Throughout the book I got to know the mother as well as I got to know Augusta. Seeing how it affected the mother made me think of my mother's feelings. The mother was devastated, it seemed like there was nothing she could do to mend the relationship with her daughter. Then it hit me. When a mother dreams of having a daughter, she dreams of a close knit relationship. Realizing their daughter wants nothing to do with them absolutely crushes them.
For the first time, I realized what I was doing to my mother, the pain I was putting her through. I never did exactly what August did, but I caused the pain to my mother she cause to her mother in other ways. I knew my mom didn't like the fighting, but I didn't know it affected her this much and in this way. My attitude truthfully affects the other people in my life. My fighting with my mother also took a toll on my father and my brother. I didn't want to hurt all these people around me, the people I loved the most.
I also learned a lot about myself and it was surprising. I found out the power I had over my mother's feelings, how much I took advantage of it, and how awful I was. At an age of only twelve when I read this, I was scared to think that in just three or four year I could be just like Augusta. I knew I didn't want to be that way. If my relationship with my mother continued as it was, I would eventually end up just like her.

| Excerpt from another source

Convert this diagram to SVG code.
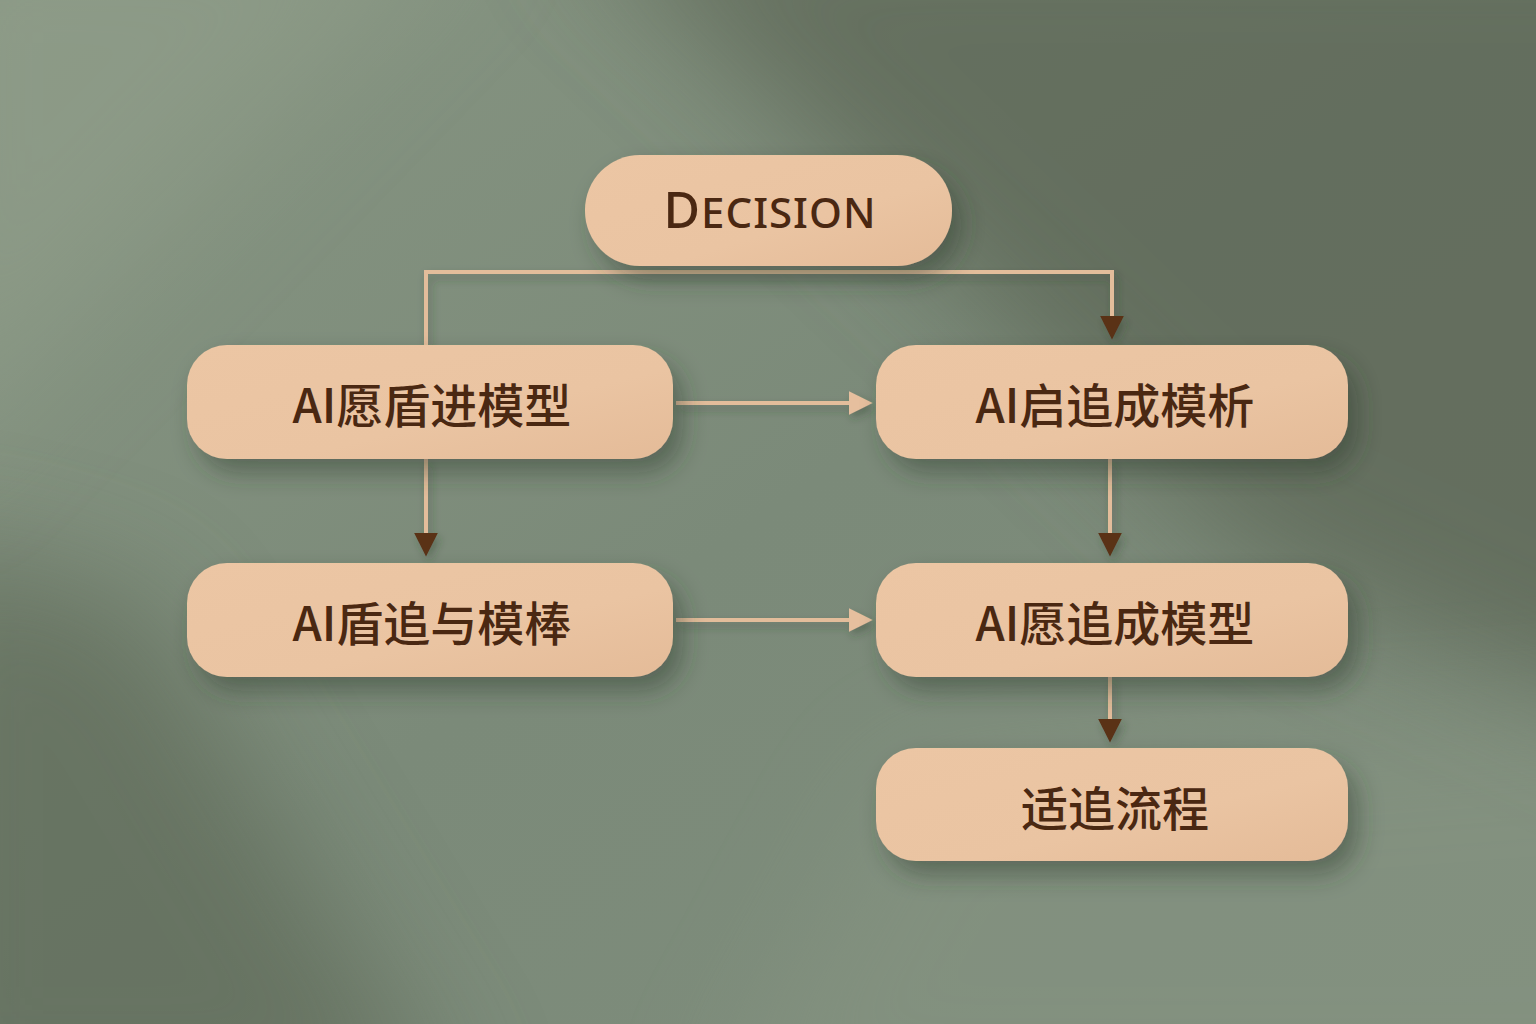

My mother and I don't have a picture perfect relationship now, but it's a lot better than it was. And I owe it all to this book and it hit me hard. I woke up and recognized I needed to change something so I wouldn't become Augusta. Because of what it did for me, it's become one of my very favorite books. I've read it again and again and it still surprises me how much I can connect to it and how much I love it. It's like my everyday life, or what used to be my everyday life.